Proving Einstein Right

ByABC News
January 20, 2005, 8:54 AM

Jan. 24, 2005 — -- It was 100 years ago when an obscure 26-year-old office worker in a Swiss patent office submitted five papers that would radically change the way people think about the universe.

In fact, Albert Einstein's ideas, devised entirely from thought, were so advanced that scientists are still trying to prove some of them.

To find evidence for the brilliant physicist's ideas, researchers are using the latest in technology and a century of research -- neither of which Einstein had when he devised such profound concepts as the General Theory of Relativity.

"It's amazing Einstein came up with his theories just by thinking about the situation," said Peter Shawhan, a staff scientist at the California Institute of Technology.

Shawhan is part of a large team of researchers who operate LIGO, a set of two giant, L-shaped experiments in Louisiana marshland and Washington state forestland.
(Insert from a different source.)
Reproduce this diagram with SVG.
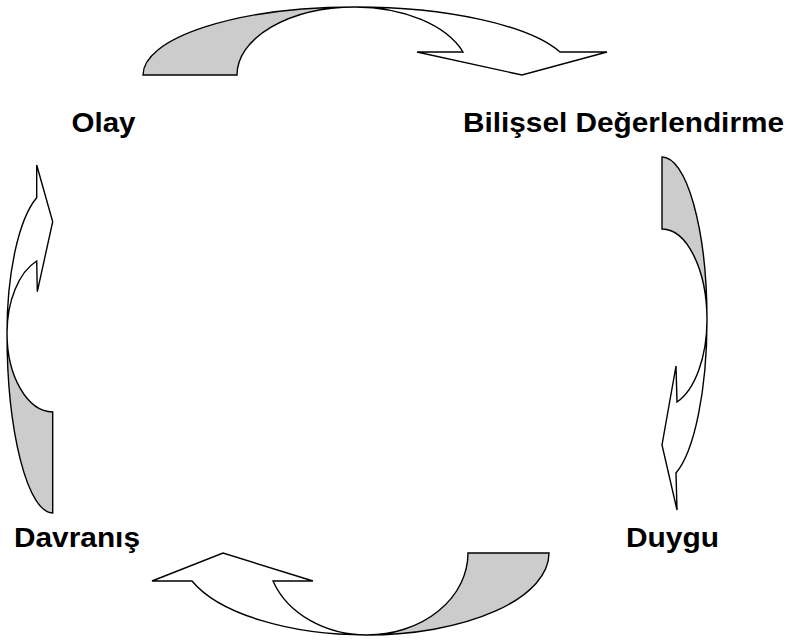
<svg xmlns="http://www.w3.org/2000/svg" width="791" height="641" viewBox="0 0 791 641">
<style>
.lbl{font-family:"Liberation Sans",Arial,sans-serif;font-weight:bold;font-size:27px;fill:#000}
.back{fill:#cccccc;stroke:#000;stroke-width:1.4;stroke-linejoin:miter}
.front{fill:#ffffff;stroke:#000;stroke-width:1.4;stroke-linejoin:miter}
</style>
<rect width="791" height="641" fill="#fff"/>
<g id="connectors">
<g id="arrow-top">
<path class="back" d="M143,75 A212,68 0 0 1 355,7 A118,68 0 0 0 237,75 Z"/>
<path class="front" d="M355,7 A218,68 0 0 1 560,52 L607,52 L522,75 L417,52 L463,52 A115,68 0 0 0 355,7 Z"/>
</g>
<g id="arrow-right">
<path class="back" d="M662,157 L662,229 A45,91 0 0 1 707,320 A45,163 0 0 0 662,157 Z"/>
<path class="front" d="M707,320 A45,161 0 0 1 676,473 L677,510 L662,445 L676,366 L677,402 A45,87 0 0 0 707,320 Z"/>
</g>
<g id="arrow-bottom">
<path class="back" d="M549,553 L468,553 A101,82 0 0 1 367,635 A182,82 0 0 0 549,553 Z"/>
<path class="front" d="M367,635 A186,82 0 0 1 192,581 L152,581 L223,553 L313,581 L273,581 A100,82 0 0 0 367,635 Z"/>
</g>
<g id="arrow-left">
<path class="back" d="M52.7,412 L52.7,513 A46,180 0 0 1 7,333 A46,79 0 0 0 52.7,412 Z"/>
<path class="front" d="M7,333 A45.7,144.4 0 0 1 36.7,197.7 L36.7,165 L52.7,221.7 L37.3,291.7 L36.7,261 A45.7,76.8 0 0 0 7,333 Z"/>
</g>
</g>
<g id="node-olay"><text class="lbl" x="71.5" y="132" textLength="64" lengthAdjust="spacingAndGlyphs">Olay</text></g>
<g id="node-bilissel"><text class="lbl" x="463" y="132" textLength="321" lengthAdjust="spacingAndGlyphs">Bilişsel Değerlendirme</text></g>
<g id="node-davranis"><text class="lbl" x="14" y="547" textLength="126" lengthAdjust="spacingAndGlyphs">Davranış</text></g>
<g id="node-duygu"><text class="lbl" x="626" y="547" textLength="93" lengthAdjust="spacingAndGlyphs">Duygu</text></g>
</svg>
The facilities each feature two 2.5-mile-long steel tubes built in perfectly straight lines that are designed to detect one of the faintest and most rare signals in the universe -- gravitational waves.

According to Einstein's General Theory of Relativity, gravitational waves are sent out by any object that undergoes acceleration. The waves are so faint, however, that only those emanating from huge events -- such as colliding neutron stars or two black holes smashing together -- can be detected.

Even waves from these events are so faint that by the time they reach Earth, they will be recorded by a difference of timing in the instruments amounting to just 0.0000000000000000000000001th of a second.

"This is one of the hardest parts of his theory to prove because the waves we hope to see are just so incredibly weak," said Shawhan. "It's a tiny effect."

So far, the crew of scientists has no direct evidence the waves are there. But a century ago Einstein proposed their existence, and so they're confident they'll prove him right. It's just a matter of when.

An instrument at the joint of the two passageways sends light beams down each arm. The light travels down the tubes and hits mirrors at the near and far ends of each tunnel and then bounces back and forth 100 times.